# Information provided
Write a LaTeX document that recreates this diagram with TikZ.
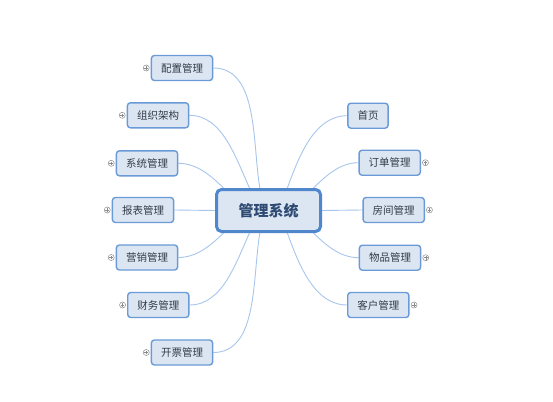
\documentclass[tikz,border=0pt]{standalone}
\usepackage{fontspec}
\newfontfamily\cjk{Noto Sans CJK SC}
\usetikzlibrary{positioning,calc,backgrounds}
\definecolor{leaffill}{HTML}{DCE6F2}
\definecolor{leafdraw}{HTML}{6A9BD8}
\definecolor{rootdraw}{HTML}{4F86CC}
\definecolor{linkc}{HTML}{A8C6EC}
\definecolor{leaftext}{HTML}{333B48}
\definecolor{roottext}{HTML}{2E4A72}
\definecolor{iconc}{HTML}{8A8A8A}
\tikzset{
  leaf/.style={draw=leafdraw, fill=leaffill, line width=1.4pt, rounded corners=3pt,
    minimum height=25pt, inner xsep=9.6pt, inner ysep=0pt, text=leaftext,
    font=\cjk\fontsize{10.5}{12}\selectfont},
  rootbox/.style={draw=rootdraw, fill=leaffill, line width=3pt, rounded corners=5pt,
    minimum width=104pt, minimum height=42pt, text=roottext,
    font=\cjk\bfseries\fontsize{15}{18}\selectfont},
  link/.style={draw=linkc, line width=0.9pt},
  plusicon/.style={circle, draw=iconc, line width=0.5pt, fill=white, minimum size=6pt, inner sep=0pt,
    path picture={\draw[iconc, line width=0.5pt] ($(path picture bounding box.center)+(-1.8pt,0)$) -- ($(path picture bounding box.center)+(1.8pt,0)$)
      ($(path picture bounding box.center)+(0,-1.8pt)$) -- ($(path picture bounding box.center)+(0,1.8pt)$);}},
}
\begin{document}
\begin{tikzpicture}[x=1pt,y=-1pt]
\useasboundingbox (0,0) rectangle (553,401);
\node[rootbox] (root) at (268.5,210.5) {管理系统};
% left
\node[leaf] (a) at (182,68) {配置管理};
\node[leaf] (b) at (158,115.3) {组织架构};
\node[leaf] (c) at (147,163.3) {系统管理};
\node[leaf] (d) at (143,210) {报表管理};
\node[leaf] (e) at (147,257.5) {营销管理};
\node[leaf] (f) at (158.3,305) {财务管理};
\node[leaf] (g) at (182,352.5) {开票管理};
% right
\node[leaf] (h) at (368,115.7) {首页};
\node[leaf] (i) at (389.7,162.7) {订单管理};
\node[leaf] (j) at (393.7,210) {房间管理};
\node[leaf] (k) at (390,257.7) {物品管理};
\node[leaf] (l) at (378.3,305) {客户管理};
% icons
\foreach \n in {a,b,c,d,e,f,g}{\node[plusicon, left=1.2pt of \n] (p\n) {};}
\foreach \n in {i,j,k,l}{\node[plusicon, right=1.2pt of \n] (p\n) {};}
% endpoints on root
\coordinate (ta) at ($(root.north)+(-8.5,1)$);
\coordinate (tb) at ($(root.north)+(-18.5,1)$);
\coordinate (tc) at ($(root.north)+(-43,2)$);
\coordinate (bf) at ($(root.south)+(-18.5,-1)$);
\coordinate (bg) at ($(root.south)+(-8.5,-1)$);
\coordinate (be) at ($(root.south)+(-43,-2)$);
\coordinate (th) at ($(root.north)+(18.5,1)$);
\coordinate (ti) at ($(root.north)+(43,2)$);
\coordinate (bl) at ($(root.south)+(18.5,-1)$);
\coordinate (bk) at ($(root.south)+(43,-2)$);
\begin{scope}[on background layer]
\fill[white] (0,0) rectangle (553,401);
\draw[link] (a.east) to[out=0,in=100,looseness=0.9] (ta);
\draw[link] (b.east) to[out=0,in=115,looseness=0.9] (tb);
\draw[link] (c.east) to[out=0,in=135,looseness=0.9] (tc);
\draw[link] (d.east) -- (root.west);
\draw[link] (e.east) to[out=0,in=-135,looseness=0.9] (be);
\draw[link] (f.east) to[out=0,in=-115,looseness=0.9] (bf);
\draw[link] (g.east) to[out=0,in=-100,looseness=0.9] (bg);
\draw[link] (h.west) to[out=180,in=70,looseness=0.9] (th);
\draw[link] (i.west) to[out=180,in=45,looseness=0.9] (ti);
\draw[link] (j.west) -- (root.east);
\draw[link] (k.west) to[out=180,in=-45,looseness=0.9] (bk);
\draw[link] (l.west) to[out=180,in=-70,looseness=0.9] (bl);
\end{scope}
\end{tikzpicture}
\end{document}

# Instructions for the task
In the copy, include no pictures; restate the listing above exactly.

# Written response
Write a LaTeX document that recreates this diagram with TikZ.
\documentclass[tikz,border=0pt]{standalone}
\usepackage{fontspec}
\newfontfamily\cjk{Noto Sans CJK SC}
\usetikzlibrary{positioning,calc,backgrounds}
\definecolor{leaffill}{HTML}{DCE6F2}
\definecolor{leafdraw}{HTML}{6A9BD8}
\definecolor{rootdraw}{HTML}{4F86CC}
\definecolor{linkc}{HTML}{A8C6EC}
\definecolor{leaftext}{HTML}{333B48}
\definecolor{roottext}{HTML}{2E4A72}
\definecolor{iconc}{HTML}{8A8A8A}
\tikzset{
  leaf/.style={draw=leafdraw, fill=leaffill, line width=1.4pt, rounded corners=3pt,
    minimum height=25pt, inner xsep=9.6pt, inner ysep=0pt, text=leaftext,
    font=\cjk\fontsize{10.5}{12}\selectfont},
  rootbox/.style={draw=rootdraw, fill=leaffill, line width=3pt, rounded corners=5pt,
    minimum width=104pt, minimum height=42pt, text=roottext,
    font=\cjk\bfseries\fontsize{15}{18}\selectfont},
  link/.style={draw=linkc, line width=0.9pt},
  plusicon/.style={circle, draw=iconc, line width=0.5pt, fill=white, minimum size=6pt, inner sep=0pt,
    path picture={\draw[iconc, line width=0.5pt] ($(path picture bounding box.center)+(-1.8pt,0)$) -- ($(path picture bounding box.center)+(1.8pt,0)$)
      ($(path picture bounding box.center)+(0,-1.8pt)$) -- ($(path picture bounding box.center)+(0,1.8pt)$);}},
}
\begin{document}
\begin{tikzpicture}[x=1pt,y=-1pt]
\useasboundingbox (0,0) rectangle (553,401);
\node[rootbox] (root) at (268.5,210.5) {管理系统};
% left
\node[leaf] (a) at (182,68) {配置管理};
\node[leaf] (b) at (158,115.3) {组织架构};
\node[leaf] (c) at (147,163.3) {系统管理};
\node[leaf] (d) at (143,210) {报表管理};
\node[leaf] (e) at (147,257.5) {营销管理};
\node[leaf] (f) at (158.3,305) {财务管理};
\node[leaf] (g) at (182,352.5) {开票管理};
% right
\node[leaf] (h) at (368,115.7) {首页};
\node[leaf] (i) at (389.7,162.7) {订单管理};
\node[leaf] (j) at (393.7,210) {房间管理};
\node[leaf] (k) at (390,257.7) {物品管理};
\node[leaf] (l) at (378.3,305) {客户管理};
% icons
\foreach \n in {a,b,c,d,e,f,g}{\node[plusicon, left=1.2pt of \n] (p\n) {};}
\foreach \n in {i,j,k,l}{\node[plusicon, right=1.2pt of \n] (p\n) {};}
% endpoints on root
\coordinate (ta) at ($(root.north)+(-8.5,1)$);
\coordinate (tb) at ($(root.north)+(-18.5,1)$);
\coordinate (tc) at ($(root.north)+(-43,2)$);
\coordinate (bf) at ($(root.south)+(-18.5,-1)$);
\coordinate (bg) at ($(root.south)+(-8.5,-1)$);
\coordinate (be) at ($(root.south)+(-43,-2)$);
\coordinate (th) at ($(root.north)+(18.5,1)$);
\coordinate (ti) at ($(root.north)+(43,2)$);
\coordinate (bl) at ($(root.south)+(18.5,-1)$);
\coordinate (bk) at ($(root.south)+(43,-2)$);
\begin{scope}[on background layer]
\fill[white] (0,0) rectangle (553,401);
\draw[link] (a.east) to[out=0,in=100,looseness=0.9] (ta);
\draw[link] (b.east) to[out=0,in=115,looseness=0.9] (tb);
\draw[link] (c.east) to[out=0,in=135,looseness=0.9] (tc);
\draw[link] (d.east) -- (root.west);
\draw[link] (e.east) to[out=0,in=-135,looseness=0.9] (be);
\draw[link] (f.east) to[out=0,in=-115,looseness=0.9] (bf);
\draw[link] (g.east) to[out=0,in=-100,looseness=0.9] (bg);
\draw[link] (h.west) to[out=180,in=70,looseness=0.9] (th);
\draw[link] (i.west) to[out=180,in=45,looseness=0.9] (ti);
\draw[link] (j.west) -- (root.east);
\draw[link] (k.west) to[out=180,in=-45,looseness=0.9] (bk);
\draw[link] (l.west) to[out=180,in=-70,looseness=0.9] (bl);
\end{scope}
\end{tikzpicture}
\end{document}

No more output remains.